EPFO: New Provident Fund Rules For Pensioners- Details, Features, Highlights Benefits

In a significant move, the retirement fund body Employees Provident Fund Organization (EPFO) has changed it existing rules to provide more flexibility to pensioners withdrawing their employee provident fund (EPF) kitty.               

Under the new EPF withdrawal rules, EPFO subscribers will now be given the option to partially withdraw (75% of the accumulated corpus) from EPF kitty after one month of unemployment or leaving the job.

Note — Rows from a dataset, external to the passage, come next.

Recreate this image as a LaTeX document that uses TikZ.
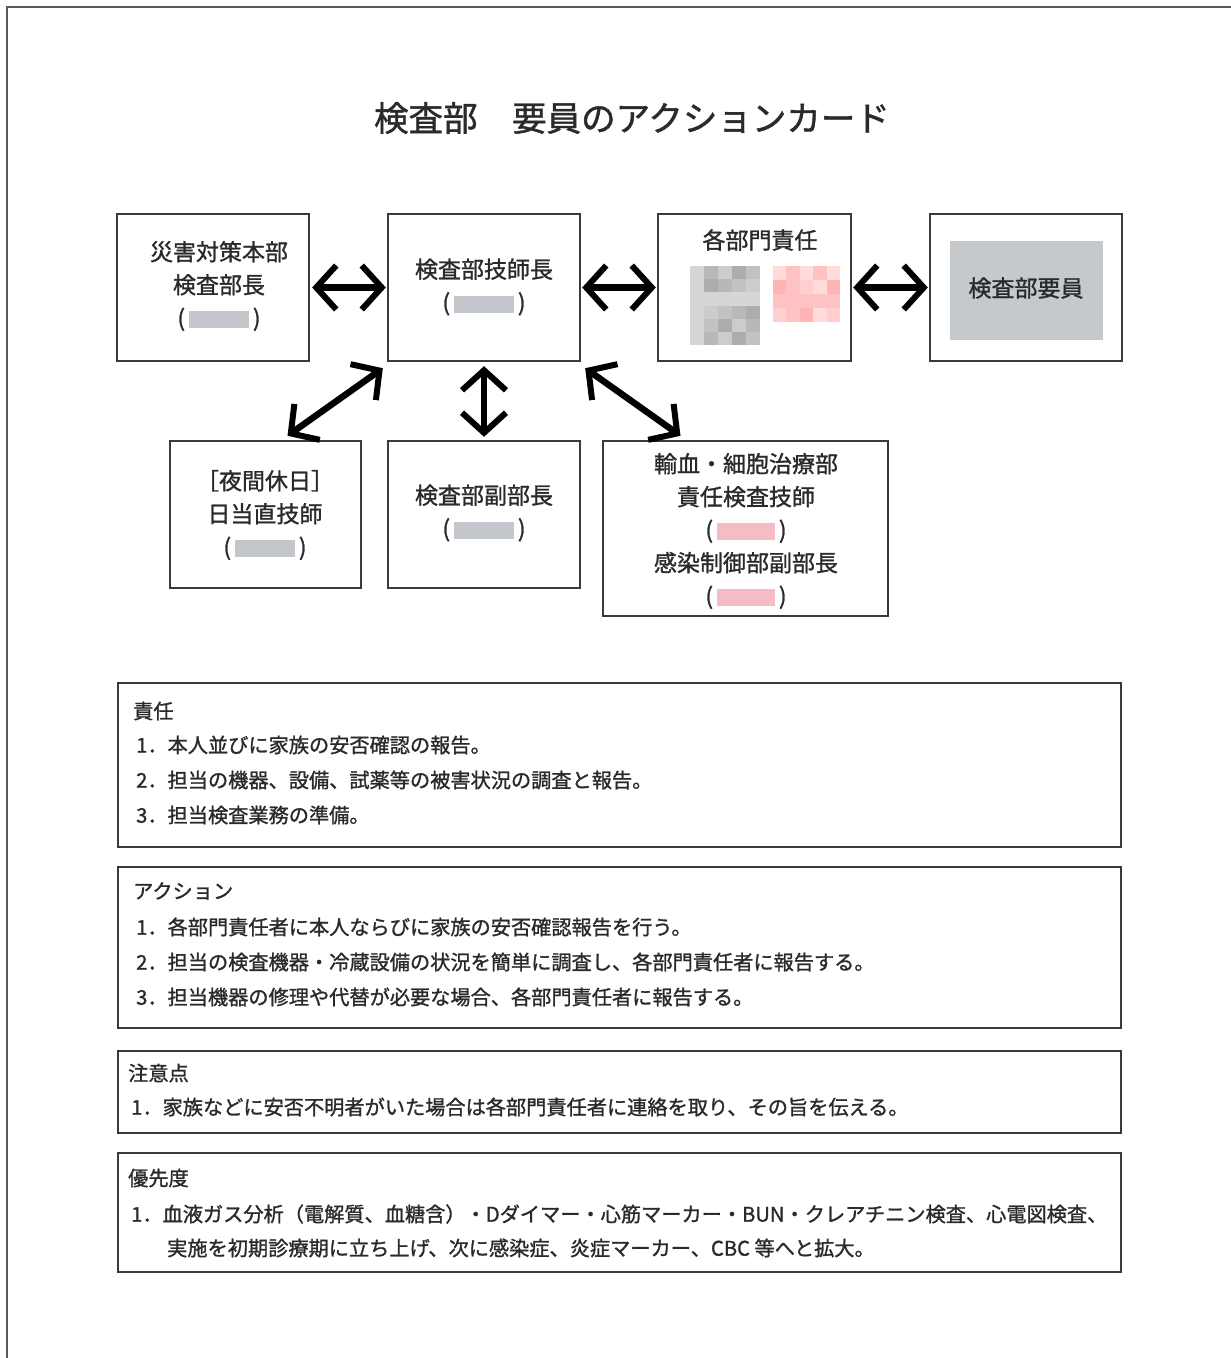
\documentclass[tikz,border=0pt]{standalone}
\usepackage{fontspec}
\newfontfamily\jp[FakeBold=1.2]{Noto Sans CJK JP}
\usetikzlibrary{arrows.meta,calc,shadows}
\definecolor{boxline}{HTML}{3A3A3A}
\definecolor{txt}{HTML}{2A2A2A}
\definecolor{phgray}{HTML}{C3C7CB}
\definecolor{phpink}{HTML}{F5BCC6}
\definecolor{fillgray}{HTML}{C6C9CC}
\newcommand{\phgr}[1][60]{(\,{\color{phgray}\rule[-2pt]{#1pt}{17pt}}\,)}
\newcommand{\phpk}[1][58]{(\,{\color{phpink}\rule[-2pt]{#1pt}{17pt}}\,)}
\begin{document}
\begin{tikzpicture}[x=1pt,y=-1pt,
  card/.style={draw=boxline, line width=2.4pt, fill=white, inner sep=0pt,
     drop shadow={shadow xshift=1.2pt, shadow yshift=-1.2pt, fill=black, opacity=0.35}},
  lbl/.style={font=\jp\fontsize{23}{33}\selectfont, text=txt, align=center, inner sep=0pt},
  body/.style={font=\jp\fontsize{20.2}{24}\selectfont, text=txt, anchor=west, inner sep=0pt},
  biarrow/.style={line width=6.5pt, line cap=round, line join=round, draw=black,
     {Straight Barb[length=20pt,width=44pt,line width=6pt]}-{Straight Barb[length=20pt,width=44pt,line width=6pt]}}
]
\useasboundingbox (0,0) rectangle (1231,1358);
\fill[white] (0,0) rectangle (1231,1358);
\draw[line width=2pt, draw=black!65] (1231,7) -- (7,7) -- (7,1358);

% title
\node[font=\jp\fontsize{34.5}{40}\selectfont, text=txt, inner sep=0pt] (title) at (632,118) {検査部　要員のアクションカード};

% top row
\node[card, minimum width=192pt, minimum height=147pt] (A) at (213,287.5) {};
\node[lbl] (Atxt) at (219,286) {災害対策本部\\検査部長\\\phgr};

\node[card, minimum width=192pt, minimum height=147pt] (B) at (484,287.5) {};
\node[lbl] (Btxt) at (484,287) {検査部技師長\\\phgr};

\node[card, minimum width=193pt, minimum height=147pt] (C) at (754.5,287.5) {};
\node[lbl] (Ctxt) at (760,240) {各部門責任};
% mosaics
\foreach \i in {0,...,4}{
  \foreach \j in {0,...,5}{
    \pgfmathsetmacro{\sh}{16+mod(3*\i+5*\j+\i*\j,5)*4}
    \fill[black!\sh] (690+\i*14,266+\j*13.2) rectangle ++(14,13.2);
  }
}
\foreach \i in {0,...,4}{
  \foreach \j in {0,...,3}{
    \pgfmathsetmacro{\sh}{14+mod(2*\i+3*\j+\i*\j,4)*5}
    \fill[red!\sh] (773+\i*13.4,266+\j*14) rectangle ++(13.4,14);
  }
}

\node[card, minimum width=192pt, minimum height=147pt] (D) at (1026,287.5) {};
\fill[fillgray] (950,241) rectangle (1103,340);
\node[lbl] (Dtxt) at (1026,288) {検査部要員};

% bottom row
\node[card, minimum width=191pt, minimum height=147pt] (E) at (265.5,514.5) {};
\node[lbl] (Etxt) at (265,515) {［夜間休日］\\日当直技師\\\phgr};

\node[card, minimum width=192pt, minimum height=147pt] (F) at (484,514.5) {};
\node[lbl] (Ftxt) at (484,513) {検査部副部長\\\phgr};

\node[card, minimum width=285pt, minimum height=175pt] (G) at (745.5,528.5) {};
\node[lbl] (Gtxt) at (746,531) {輸血・細胞治療部\\責任検査技師\\\phpk\\感染制御部副部長\\\phpk};

% arrows
\draw[biarrow, shorten <=2pt, shorten >=1pt] (A) -- (B);
\draw[biarrow, shorten <=1pt, shorten >=1pt] (B) -- (C);
\draw[biarrow, shorten <=1pt, shorten >=1pt] (C) -- (D);
\draw[biarrow] ([shift={(-4,6)}]B.south west) -- ([xshift=22pt,yshift=4pt]E.north);
\draw[biarrow] ([yshift=-4pt]B.south) -- ([yshift=3pt]F.north);
\draw[biarrow] ([shift={(4,6)}]B.south east) -- ([xshift=-65pt,yshift=4pt]G.north);

% text boxes
\node[card, minimum width=1003pt, minimum height=164pt] (R1) at (619.5,765) {};
\node[body] (R1h) at (133,711) {責任};
\node[body] (R1a) at (136,745) {1．本人並びに家族の安否確認の報告。};
\node[body] (R1b) at (136,780) {2．担当の機器、設備、試薬等の被害状況の調査と報告。};
\node[body] (R1c) at (136,815) {3．担当検査業務の準備。};

\node[card, minimum width=1003pt, minimum height=161pt] (R2) at (619.5,947.5) {};
\node[body] (R2h) at (133,891) {アクション};
\node[body] (R2a) at (136,927) {1．各部門責任者に本人ならびに家族の安否確認報告を行う。};
\node[body] (R2b) at (136,962) {2．担当の検査機器・冷蔵設備の状況を簡単に調査し、各部門責任者に報告する。};
\node[body] (R2c) at (136,997) {3．担当機器の修理や代替が必要な場合、各部門責任者に報告する。};

\node[card, minimum width=1003pt, minimum height=82pt] (R3) at (619.5,1092) {};
\node[body] (R3h) at (128,1073) {注意点};
\node[body] (R3a) at (131,1107) {1．家族などに安否不明者がいた場合は各部門責任者に連絡を取り、その旨を伝える。};

\node[card, minimum width=1003pt, minimum height=119pt] (R4) at (619.5,1212.5) {};
\node[body] (R4h) at (128,1178) {優先度};
\node[body] (R4a) at (131,1214) {1．血液ガス分析（電解質、血糖含）・Dダイマー・心筋マーカー・BUN・クレアチニン検査、心電図検査、};
\node[body] (R4b) at (167,1248) {実施を初期診療期に立ち上げ、次に感染症、炎症マーカー、CBC 等へと拡大。};
\end{tikzpicture}
\end{document}
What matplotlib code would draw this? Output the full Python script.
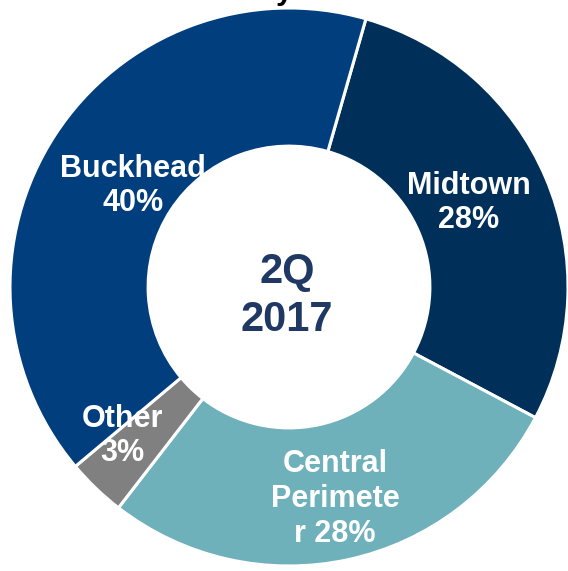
import matplotlib.pyplot as plt

plt.rcParams['font.family'] = ['Liberation Sans', 'DejaVu Sans']

submarkets = ['Midtown', 'Central Perimeter', 'Other', 'Buckhead']
shares = [28.2, 27.6, 3.4, 40.4]
labels = ['Midtown\n28%', 'Central\nPerimete\nr 28%', 'Other\n3%', 'Buckhead\n40%']
colors = ['#00305A', '#6FB1BA', '#808080', '#003E7E']

W, H = 568, 571
cx, cy, R = 289, 287, 279   # donut centre / radius in pixels

fig = plt.figure(figsize=(W / 100, H / 100), dpi=100)
ax = fig.add_axes([0, 0, 1, 1])

wedges, _ = ax.pie(shares, colors=colors, startangle=74, counterclock=False,
                   radius=1.0, wedgeprops=dict(width=0.495, edgecolor='white', linewidth=2.2))

ax.set_xlim(-cx / R, (W - cx) / R)
ax.set_ylim(-(H - cy) / R, cy / R)
ax.set_aspect('equal')
ax.axis('off')

# label spots, pixel coords
spots = [(469, 203), (335, 499), (122, 436), (133, 186)]
for lab, (px, py) in zip(labels, spots):
    ax.text((px - cx) / R, (cy - py) / R, lab, color='white', fontsize=22,
            fontweight='bold', ha='center', va='center', linespacing=1.2)

ax.text((287 - cx) / R, (cy - 296) / R, '2Q\n2017', color='#1F3864', fontsize=30,
        fontweight='bold', ha='center', va='center', linespacing=1.25)

# bottom of the cut-off title
fig.text(284 / W, 1 + 1 / H, 'y', fontsize=22, fontweight='bold', color='black',
         ha='center', va='baseline')

fig.savefig('out.png', dpi=100)
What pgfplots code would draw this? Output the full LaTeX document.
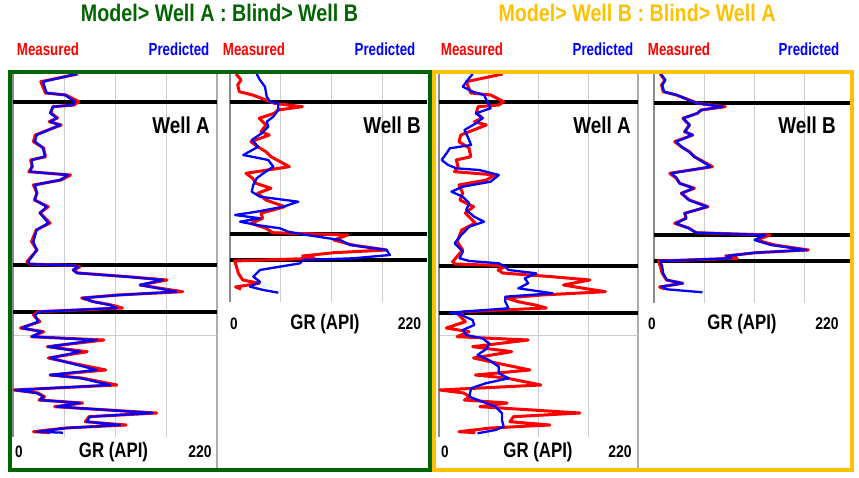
\documentclass[border=0pt]{standalone}
\usepackage{pgfplots}
\pgfplotsset{compat=1.18}
\usepackage{pgfplotstable}
\usepackage{fontspec}
\setmainfont{Liberation Sans}[FakeStretch=0.82]
\newfontfamily\narfont{Liberation Sans}[FakeStretch=0.76]
\newfontfamily\grfont{Liberation Sans}[FakeStretch=0.80]
\definecolor{dgreen}{HTML}{006400}
\definecolor{gold}{HTML}{FFC000}
\definecolor{gridgray}{HTML}{CCCCCC}
\definecolor{axgray}{HTML}{8C8C8C}

% Well A measured GR (API) vs depth
\pgfplotstableread{
gr depth
70 74
30 81.7
35 93
57 95
71 101.7
66 105
43 106.7
41 113
48 118
39 121.7
52 125
24 135
22 141.7
33 148
35 156.7
19 160
21 166.7
17 171.7
62 175
52 180
22 185
26 193
23 200
38 206.7
29 213
40 223
25 230
20 241.7
26 250
15 261.7
18 264
66 265.5
72 267
65 270
70 273
124 276.7
166 280
137 285
157 288
183 291.7
113 295
74 298
87 301.7
106 305
118 308
27 311.7
22 315
29 321.7
8 328
33 331.7
20 336.7
98 340
37 346.7
80 351.7
38 358
63 363
100 370
40 375
74 378
112 385
1 390
27 393
34 396.7
28 400
75 403
45 406.7
155 413
82 416.7
78 421.7
122 425
57 428
22 431.7
40 432.7
}\wellAmeas

% Panel 1: predicted for Well A (model Well A)
\pgfplotstableread{
gr depth
68.7 74
32.3 81.7
36.3 93
56 95
66.8 101.7
64.7 105
43.1 106.7
39.9 113
47.1 118
39.9 121.7
50.7 125
25.5 135
23.7 141.7
32.3 148
34.5 156.7
20.2 160
20.2 166.7
18.3 171.7
59.3 175
50.7 180
23.7 185
25.5 193
23.7 200
36.3 206.7
29.1 213
38.1 223
25.5 230
21.9 241.7
25.5 250
16.5 261.7
18.3 264
64.7 265.5
70 267
64.7 270
68.7 273
122.6 276.7
161.7 280
137 285
155 288
176.5 291.7
115.4 295
75.5 298
86.2 301.7
104.6 305
111.8 308
29.1 311.7
23.7 315
27 321.7
9.4 328
30.9 331.7
20.2 336.7
90.2 340
38.1 346.7
72.2 351.7
39.9 358
61.4 363
90.2 370
39.9 375
72.2 378
104.6 385
2.2 390
25.5 393
32.7 396.7
29.1 400
72.2 403
47.1 406.7
151 413
83 416.7
79.5 421.7
115.4 425
57.9 428
25.5 431.7
53.9 432.7
}\pApred

% Well B measured
\pgfplotstableread{
gr depth
6.6 74
11.9 80
8.3 85
10 91.7
24.4 95
38.8 100
47.8 103.3
78 106.7
51.4 110
47.8 113.3
31.6 118.3
38.8 125
33.4 131.7
42.4 135
22.6 141.7
29.8 146.7
38.8 151.7
44.2 156.7
64 166.7
17.2 173.3
24.4 178.3
28 183.3
44.2 188.3
29.8 193.3
38.8 200
59 206.7
33.4 213.3
35.2 218.3
22.6 223.3
38.8 228.3
46 232.7
127 235
112 240
132 245
169 250
112 252.7
78.3 256
91 258.3
5 261
7 266.7
9 273.3
13.7 280
31.6 283.3
6 287
12 289
}\wellBmeas

% Panel 2: predicted for Well B (model Well A, blind)
\pgfplotstableread{
gr depth
28.8 74
32.3 80
37.7 86.7
39.6 96.7
43.1 101.7
52.1 103.3
52.1 110
46.7 116.7
39.6 121.7
41.3 126.7
34.2 133.3
23.4 140
30.5 146.7
14.3 155
41.3 160
46.7 166.7
35.9 173.3
28.8 178.3
25.1 185
23.4 191.7
32.3 196.7
73.6 201.7
57.5 206.7
28.8 211.7
5.4 215
32.3 218.3
10.8 221.7
28.8 225
53.9 228.3
62.8 231.7
82.7 235
118.6 240
129.4 245
168.9 250
172.5 255
132.9 258.3
79 260
75.5 263.3
32.3 270
25.1 276.7
32.3 281.7
21.6 286.7
35.9 290
52.1 292.7
}\pBpred

% Panel 3: predicted for Well A (model Well B, blind)
\pgfplotstableread{
gr depth
37 74
31.6 80
26.2 86.7
37 91.7
49.6 95
53.1 101.7
56.8 108.3
40.6 113.3
47.8 118.3
40.6 123.3
28 130
31.6 136.7
35.3 145
11.9 148.3
8.3 153.3
2.9 160
10 165
19.1 168.3
44.2 170
65.8 175
56.8 181.7
26.2 186.7
13.7 191.7
26.2 196.7
33.4 203.3
29.9 210
38.8 216.7
49.6 221.7
33.4 226.7
24.5 235
17.2 243.3
26.2 251.7
22.6 258.3
33.4 261
65.8 263.3
73 266.7
76.5 270
107 273.3
94.5 278.3
98.1 283.3
87.3 288.3
125 293.3
73 296.7
73 301.7
76.5 308.3
11.9 312.7
24.5 315
37 320
38.8 325
26.2 330
29.9 335
47.8 338.3
55 343.3
53.1 348.3
42.4 355
55 360
65.8 366.7
65.8 373.3
76.5 378.3
51.4 383.3
35.3 388.3
33.4 396.7
47.8 401.7
62.2 406.7
69.3 413.3
69.3 420
71.1 426.7
62.2 430
42.4 433.3
}\pCpred

% Panel 4: predicted for Well B (model Well B)
\pgfplotstableread{
gr depth
7.5 74
12.5 80
9 85
11 91.7
25 95
38 100
47 103.3
75 106.7
52 110
47 113.3
32 118.3
39 125
34 131.7
42 135
24 141.7
30 146.7
38 151.7
44 156.7
62 166.7
19 173.3
25 178.3
28 183.3
43 188.3
30 193.3
38 200
58 206.7
34 213.3
35 218.3
24 223.3
38 228.3
46 232.7
122 235
110 240
128 245
167 250
110 252.7
80 256
84 258.3
7 261
9 266.7
10 273.3
14 280
31 283.3
8 286.7
14 289.3
53 292.3
}\pDpred

\pgfplotsset{
  logpanel/.style={
    scale only axis, anchor=north west, clip=false,
    xmin=0, xmax=220, y dir=reverse,
    axis line style={draw=none},
    xtick={55,110,165}, xticklabels={}, ytick=\empty,
    major tick length=0pt,
    xmajorgrids, grid style={gridgray, line width=1pt},
  },
  meas/.style={red, line width=3pt, line join=round},
  pred/.style={blue, line width=2.3pt, line join=round},
  topline/.style={black, line width=3.3pt},
}

\begin{document}
\begin{tikzpicture}[x=1pt,y=1pt]
\useasboundingbox (0,0) rectangle (859,478);

% separators
\draw[gridgray!85!black, line width=1.2pt] (217,406) -- (217,8);
\draw[gridgray!85!black, line width=1.2pt] (638,406) -- (638,8);

% Panel 1
\begin{axis}[logpanel, at={(13pt,406pt)}, width=204pt, height=365pt, ymin=72, ymax=437]
\addplot[gridgray, line width=1pt] coordinates {(0,336) (220,336)};
\addplot[axgray, line width=2pt] coordinates {(0,72) (0,437)};
\addplot[topline] coordinates {(0,102) (220,102)};
\addplot[topline] coordinates {(0,265) (220,265)};
\addplot[topline] coordinates {(0,312) (220,312)};
\addplot[meas] table[x=gr, y=depth] {\wellAmeas};
\addplot[pred] table[x=gr, y=depth] {\pApred};
\end{axis}

% Panel 2
\begin{axis}[logpanel, at={(230pt,406pt)}, width=197pt, height=230pt, xmax=212.5, ymin=72, ymax=302]
\addplot[axgray, line width=2pt] coordinates {(0,72) (0,302)};
\addplot[topline] coordinates {(0,102) (212.5,102)};
\addplot[topline] coordinates {(0,234) (212.5,234)};
\addplot[topline] coordinates {(0,260) (212.5,260)};
\addplot[meas] table[x=gr, y=depth] {\wellBmeas};
\addplot[pred] table[x=gr, y=depth] {\pBpred};
\end{axis}

% Panel 3
\begin{axis}[logpanel, at={(439pt,406pt)}, width=199pt, height=365pt, xmax=219, ymin=72, ymax=437]
\addplot[gridgray, line width=1pt] coordinates {(0,336) (219,336)};
\addplot[axgray, line width=2pt] coordinates {(0,72) (0,437)};
\addplot[topline] coordinates {(0,102) (219,102)};
\addplot[topline] coordinates {(0,266) (219,266)};
\addplot[topline] coordinates {(0,313) (219,313)};
\addplot[meas] table[x=gr, y=depth] {\wellAmeas};
\addplot[pred] table[x=gr, y=depth] {\pCpred};
\end{axis}

% Panel 4
\begin{axis}[logpanel, at={(654pt,406pt)}, width=198pt, height=231pt, xmax=216.7, ymin=72, ymax=303]
\addplot[axgray, line width=2pt] coordinates {(0,72) (0,303)};
\addplot[topline] coordinates {(0,103) (216.7,103)};
\addplot[topline] coordinates {(0,235) (216.7,235)};
\addplot[topline] coordinates {(0,261) (216.7,261)};
\addplot[meas] table[x=gr, y=depth] {\wellBmeas};
\addplot[pred] table[x=gr, y=depth] {\pDpred};
\end{axis}

% frames
\draw[dgreen, line width=4pt] (9.5,405.7) rectangle (429.5,8);
\draw[gold, line width=4pt] (434,405.7) rectangle (851.7,7.5);

% titles
\node[anchor=base, inner sep=0, text=dgreen, font=\fontsize{24}{28}\selectfont\bfseries] at (219.5,456) {Model> Well A : Blind> Well B};
\node[anchor=base, inner sep=0, text=gold, font=\fontsize{24}{28}\selectfont\bfseries] at (637,456) {Model> Well B : Blind> Well A};

% Measured / Predicted headers
\foreach \xm/\xp in {48/179, 254/385, 472/603, 679/809} {
  \node[anchor=base, inner sep=0, text=red, font=\narfont\fontsize{17.5}{20}\selectfont\bfseries] at (\xm,422) {Measured};
  \node[anchor=base, inner sep=0, text=blue, font=\narfont\fontsize{17.5}{20}\selectfont\bfseries] at (\xp,422) {Predicted};
}

% Well names
\node[anchor=base, inner sep=0, font=\fontsize{23}{27}\selectfont\bfseries] at (181,344) {Well A};
\node[anchor=base, inner sep=0, font=\fontsize{23}{27}\selectfont\bfseries] at (392,344) {Well B};
\node[anchor=base, inner sep=0, font=\fontsize{23}{27}\selectfont\bfseries] at (602,344) {Well A};
\node[anchor=base, inner sep=0, font=\fontsize{23}{27}\selectfont\bfseries] at (807,344) {Well B};

% axis labels
\foreach \xz/\xg/\xt/\yb in {19/113.5/200/20, 234/325/409.5/148, 445/538/620/20, 652/742/827/148} {
  \node[anchor=base, inner sep=0, font=\fontsize{16.5}{19}\selectfont\bfseries] at (\xz,\yb) {0};
  \node[anchor=base, inner sep=0, font=\grfont\fontsize{21}{25}\selectfont\bfseries] at (\xg,\yb) {GR (API)};
  \node[anchor=base, inner sep=0, font=\fontsize{17}{20}\selectfont\bfseries] at (\xt,\yb) {220};
}
\end{tikzpicture}
\end{document}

They can further withdraw remaining 25% of their funds and go for final settlement of account after completion of two months of unemployment. 

The EPF account holders can also keep their account active with the EPFO.

As EPFO manages a corpus of over Rs 10.5 trillion, this move will benefit about 5.5 crore subscribers.

Background

Earlier, the EPF Scheme 1952 allows final withdrawal after two months from the date of cessation of employment of the member. A subscriber needs to contribute to his PF account consecutively for at least 10 years to become eligible for the pension but if the account is closed prematurely, the subscriber may not remain eligible for the pension. 

As per the source, EPFO is also planning to increase the minimum pension should be between Rs 2,000 to Rs 5,000 instead of the present Rs 1,000”.